小学生のころは明るく元気な少年だったと思うのですが、中学2年になるとそんな自分の「やり方」がわからなくなり、毎日、学校に行くのもつらくなりました。なぜか先生たちとうまく行かず、テストで点が取れていないわけでもないのに、通知表は悪くなっていく一方。それでも、そういう言葉になりきれない不安や不満を担任の先生に打ち明けてもみたのですが、全く理解してもらえませんでした。
「自分だって子どもだったはずなのに、なんで忘れてしまうんだろう?」
自分だけは大人になっても子どものときの感覚を忘れない。そう強く心に誓ったのでした。
30代になるタイミングでデンマークのフォルケホイスコーレと出会いました。
フォルケホイスコーレは16歳以上なら誰でも入れる「大人の学校」として知られる場所で、デンマーク国内だけで70近いフォルケホイスコーレがありました。そのうちの一つに入学し、世界中から集まった人々との寮生活を共にし、自分が学びたいと思う授業を選択しながら国際情勢や政治哲学、衝突と戦争という堅い科目から、体育や映画製作、アート&クラフトなどの軽い科目まで履修して1年間を過ごしました。
フォルケホイスコーレで過ごす中で、デンマークという国ではいかに「普通」という概念が希薄かということに驚きました。「普通」がないとは言わないけれど、みんなそれに囚われていないのです。日本では、学校に行くのが普通、結婚するのが普通、大人は仕事をするのが普通などなど、日本での生活は、たくさんの「普通」に縛られたものだったんだなと気づきました。
また自分たちに必要なものが存在しないとき、たとえば自分に合う学校が存在しないとき、自分たちでそれを作ってしまえばいい、という自由な発想がありました。
日本に帰ることになったとき、じゃあ自分でできることをかたちにしてみようと思いました。
2016年から6年間、栃木県で「小山フリースクールおるたの家」というフリースクールを経営しました。自分にできることはなにか?という問いから日本が抱える不登校の問題に気づき、そこに対して自分にできることとして、一軒家を借りて日中開放し、小中学生を受け入れることにしました。
何もないところから、さまざまなことを企画したり、必要なものの寄付を募ったり、やってくる子どもたちに合わせてかたちを変えつつ、運営してきました。ただ場所がある、ということが、子どもたちにとってどれだけ大切なことか。まだまだ学校外の選択肢が少ない現状で、自分自身が一つの選択肢を作ることに大きな意義を感じました。

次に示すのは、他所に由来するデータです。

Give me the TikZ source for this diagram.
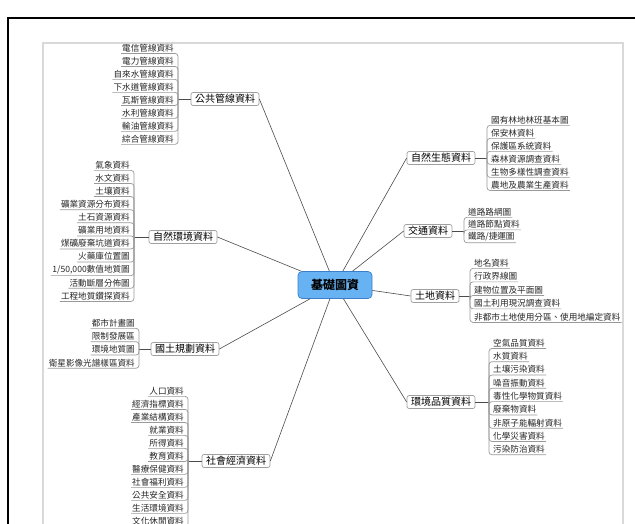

一方で葛藤も抱えていました。それは学校で疲弊した子どもたちのエネルギーの回復を優先することと、それでも学びを取り入れていくこととのギャップをどう埋めるかという部分でした。どういう足場を用意すれば、子どもたちが学びの楽しさに気づき、学ぼうという方向に向かうのか、自分自身が何かしらのヒントを必要としていました。そういったときに東京コミュニティスクールと出会いました。コロナ禍で人が来なくなってしまったフリースクールを一度閉じ、より積極的に学びを作っていくTCSに入職するという決断をしました。
とらべが目指すのは、まさに私が経験してきたフリースクールとTCSの学びの間の部分です。個人個人の成長をしっかりと見極めながら、彼らにあった学びを提案していく。それがとらべのマスターとしての仕事だと考えています。